▸ **Work instructions**
Leave the pictures out, and retype all of the material exactly as written.

- - - -

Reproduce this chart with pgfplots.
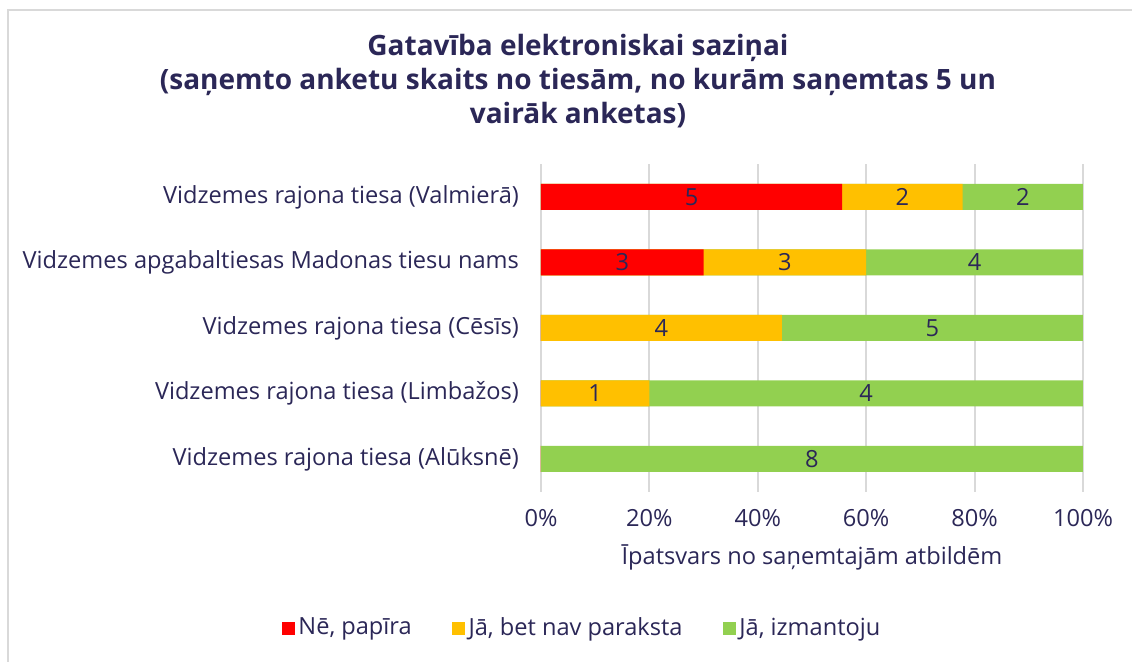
\documentclass[border=0pt]{standalone}
\usepackage{fontspec}
\setmainfont{Open Sans}
\usepackage{pgfplots}
\usepackage{pgfplotstable}
\pgfplotsset{compat=1.18}
\definecolor{txt}{RGB}{43,39,87}
\definecolor{gridc}{RGB}{217,217,217}
\definecolor{cred}{RGB}{255,0,0}
\definecolor{cyel}{RGB}{255,192,0}
\definecolor{cgrn}{RGB}{146,208,80}
\pgfplotstableread{
idx ne jb ja
0 5 2 2
1 3 3 4
2 0 4 5
3 0 1 4
4 0 0 8
}\data
\begin{document}
\begin{tikzpicture}
\path[use as bounding box] (0pt,0pt) rectangle (566pt,331pt);
\draw[line width=1pt, gridc] (4pt,0pt) -- (4pt,326pt) -- (566pt,326pt);
\node[font=\bfseries\fontsize{14}{17}\selectfont, text=txt, align=center] at (289pt,290.5pt)
  {Gatavība elektroniskai saziņai\\(saņemto anketu skaits no tiesām, no kurām saņemtas 5 un\\vairāk anketas)};
\begin{axis}[
  at={(406pt,167pt)}, anchor=center,
  scale only axis, width=271pt, height=163.75pt,
  xmin=0, xmax=100, ymin=-0.5, ymax=4.5, y dir=reverse,
  xbar, bar shift=0pt, bar width=13pt,
  axis line style={draw=none},
  major tick length=0pt,
  xtick={0,20,40,60,80,100},
  xticklabels={0\%,20\%,40\%,60\%,80\%,100\%},
  ytick={0,1,2,3,4},
  yticklabels={Vidzemes rajona tiesa (Valmierā),Vidzemes apgabaltiesas Madonas tiesu nams,Vidzemes rajona tiesa (Cēsīs),Vidzemes rajona tiesa (Limbažos),Vidzemes rajona tiesa (Alūksnē)},
  xmajorgrids, grid style={color=gridc, line width=1pt},
  tick label style={font=\fontsize{11.8}{14}\selectfont, text=txt},
  yticklabel style={xshift=-7.5pt},
  xticklabel style={yshift=-5.5pt},
  xlabel={Īpatsvars no saņemtajām atbildēm},
  xlabel style={font=\fontsize{11.8}{14}\selectfont, text=txt, yshift=-2pt},
  /pgf/number format/assume math mode=true,
  legend style={at={(0.0775,-0.416)}, anchor=center, draw=none, legend columns=3,
    font=\fontsize{11.8}{14}\selectfont, text=txt,
    /tikz/every even column/.append style={column sep=18pt}},
  legend image code/.code={\fill[#1] (0pt,-3pt) rectangle (6pt,3pt);},
]
\addlegendimage{cred}
\addlegendentry{Nē, papīra}
\addlegendimage{cyel}
\addlegendentry{Jā, bet nav paraksta}
\addlegendimage{cgrn}
\addlegendentry{Jā, izmantoju}
\addplot[fill=cgrn, draw=none, forget plot] table[y=idx, x expr={(\thisrow{ne}+\thisrow{jb}+\thisrow{ja})/(\thisrow{ne}+\thisrow{jb}+\thisrow{ja})*100}]{\data};
\addplot[fill=cyel, draw=none, forget plot] table[y=idx, x expr={(\thisrow{ne}+\thisrow{jb})/(\thisrow{ne}+\thisrow{jb}+\thisrow{ja})*100}]{\data};
\addplot[fill=cred, draw=none, forget plot] table[y=idx, x expr={\thisrow{ne}/(\thisrow{ne}+\thisrow{jb}+\thisrow{ja})*100}]{\data};
\pgfplotsset{lbl/.style={draw=none, fill=none, forget plot, point meta=explicit,
  nodes near coords={\pgfmathfloatifflags{\pgfplotspointmeta}{0}{}{\pgfmathprintnumber{\pgfplotspointmeta}}},
  nodes near coords align=center,
  every node near coord/.append style={anchor=center, font=\fontsize{11.8}{14}\selectfont, text=txt}}}
\addplot[lbl] table[y=idx, x expr={0.5*\thisrow{ne}/(\thisrow{ne}+\thisrow{jb}+\thisrow{ja})*100}, meta=ne]{\data};
\addplot[lbl] table[y=idx, x expr={(\thisrow{ne}+0.5*\thisrow{jb})/(\thisrow{ne}+\thisrow{jb}+\thisrow{ja})*100}, meta=jb]{\data};
\addplot[lbl] table[y=idx, x expr={(\thisrow{ne}+\thisrow{jb}+0.5*\thisrow{ja})/(\thisrow{ne}+\thisrow{jb}+\thisrow{ja})*100}, meta=ja]{\data};
\end{axis}
\end{tikzpicture}
\end{document}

- - - -

▸ **Solution to this exercise**
Reproduce this chart with pgfplots.
\documentclass[border=0pt]{standalone}
\usepackage{fontspec}
\setmainfont{Open Sans}
\usepackage{pgfplots}
\usepackage{pgfplotstable}
\pgfplotsset{compat=1.18}
\definecolor{txt}{RGB}{43,39,87}
\definecolor{gridc}{RGB}{217,217,217}
\definecolor{cred}{RGB}{255,0,0}
\definecolor{cyel}{RGB}{255,192,0}
\definecolor{cgrn}{RGB}{146,208,80}
\pgfplotstableread{
idx ne jb ja
0 5 2 2
1 3 3 4
2 0 4 5
3 0 1 4
4 0 0 8
}\data
\begin{document}
\begin{tikzpicture}
\path[use as bounding box] (0pt,0pt) rectangle (566pt,331pt);
\draw[line width=1pt, gridc] (4pt,0pt) -- (4pt,326pt) -- (566pt,326pt);
\node[font=\bfseries\fontsize{14}{17}\selectfont, text=txt, align=center] at (289pt,290.5pt)
  {Gatavība elektroniskai saziņai\\(saņemto anketu skaits no tiesām, no kurām saņemtas 5 un\\vairāk anketas)};
\begin{axis}[
  at={(406pt,167pt)}, anchor=center,
  scale only axis, width=271pt, height=163.75pt,
  xmin=0, xmax=100, ymin=-0.5, ymax=4.5, y dir=reverse,
  xbar, bar shift=0pt, bar width=13pt,
  axis line style={draw=none},
  major tick length=0pt,
  xtick={0,20,40,60,80,100},
  xticklabels={0\%,20\%,40\%,60\%,80\%,100\%},
  ytick={0,1,2,3,4},
  yticklabels={Vidzemes rajona tiesa (Valmierā),Vidzemes apgabaltiesas Madonas tiesu nams,Vidzemes rajona tiesa (Cēsīs),Vidzemes rajona tiesa (Limbažos),Vidzemes rajona tiesa (Alūksnē)},
  xmajorgrids, grid style={color=gridc, line width=1pt},
  tick label style={font=\fontsize{11.8}{14}\selectfont, text=txt},
  yticklabel style={xshift=-7.5pt},
  xticklabel style={yshift=-5.5pt},
  xlabel={Īpatsvars no saņemtajām atbildēm},
  xlabel style={font=\fontsize{11.8}{14}\selectfont, text=txt, yshift=-2pt},
  /pgf/number format/assume math mode=true,
  legend style={at={(0.0775,-0.416)}, anchor=center, draw=none, legend columns=3,
    font=\fontsize{11.8}{14}\selectfont, text=txt,
    /tikz/every even column/.append style={column sep=18pt}},
  legend image code/.code={\fill[#1] (0pt,-3pt) rectangle (6pt,3pt);},
]
\addlegendimage{cred}
\addlegendentry{Nē, papīra}
\addlegendimage{cyel}
\addlegendentry{Jā, bet nav paraksta}
\addlegendimage{cgrn}
\addlegendentry{Jā, izmantoju}
\addplot[fill=cgrn, draw=none, forget plot] table[y=idx, x expr={(\thisrow{ne}+\thisrow{jb}+\thisrow{ja})/(\thisrow{ne}+\thisrow{jb}+\thisrow{ja})*100}]{\data};
\addplot[fill=cyel, draw=none, forget plot] table[y=idx, x expr={(\thisrow{ne}+\thisrow{jb})/(\thisrow{ne}+\thisrow{jb}+\thisrow{ja})*100}]{\data};
\addplot[fill=cred, draw=none, forget plot] table[y=idx, x expr={\thisrow{ne}/(\thisrow{ne}+\thisrow{jb}+\thisrow{ja})*100}]{\data};
\pgfplotsset{lbl/.style={draw=none, fill=none, forget plot, point meta=explicit,
  nodes near coords={\pgfmathfloatifflags{\pgfplotspointmeta}{0}{}{\pgfmathprintnumber{\pgfplotspointmeta}}},
  nodes near coords align=center,
  every node near coord/.append style={anchor=center, font=\fontsize{11.8}{14}\selectfont, text=txt}}}
\addplot[lbl] table[y=idx, x expr={0.5*\thisrow{ne}/(\thisrow{ne}+\thisrow{jb}+\thisrow{ja})*100}, meta=ne]{\data};
\addplot[lbl] table[y=idx, x expr={(\thisrow{ne}+0.5*\thisrow{jb})/(\thisrow{ne}+\thisrow{jb}+\thisrow{ja})*100}, meta=jb]{\data};
\addplot[lbl] table[y=idx, x expr={(\thisrow{ne}+\thisrow{jb}+0.5*\thisrow{ja})/(\thisrow{ne}+\thisrow{jb}+\thisrow{ja})*100}, meta=ja]{\data};
\end{axis}
\end{tikzpicture}
\end{document}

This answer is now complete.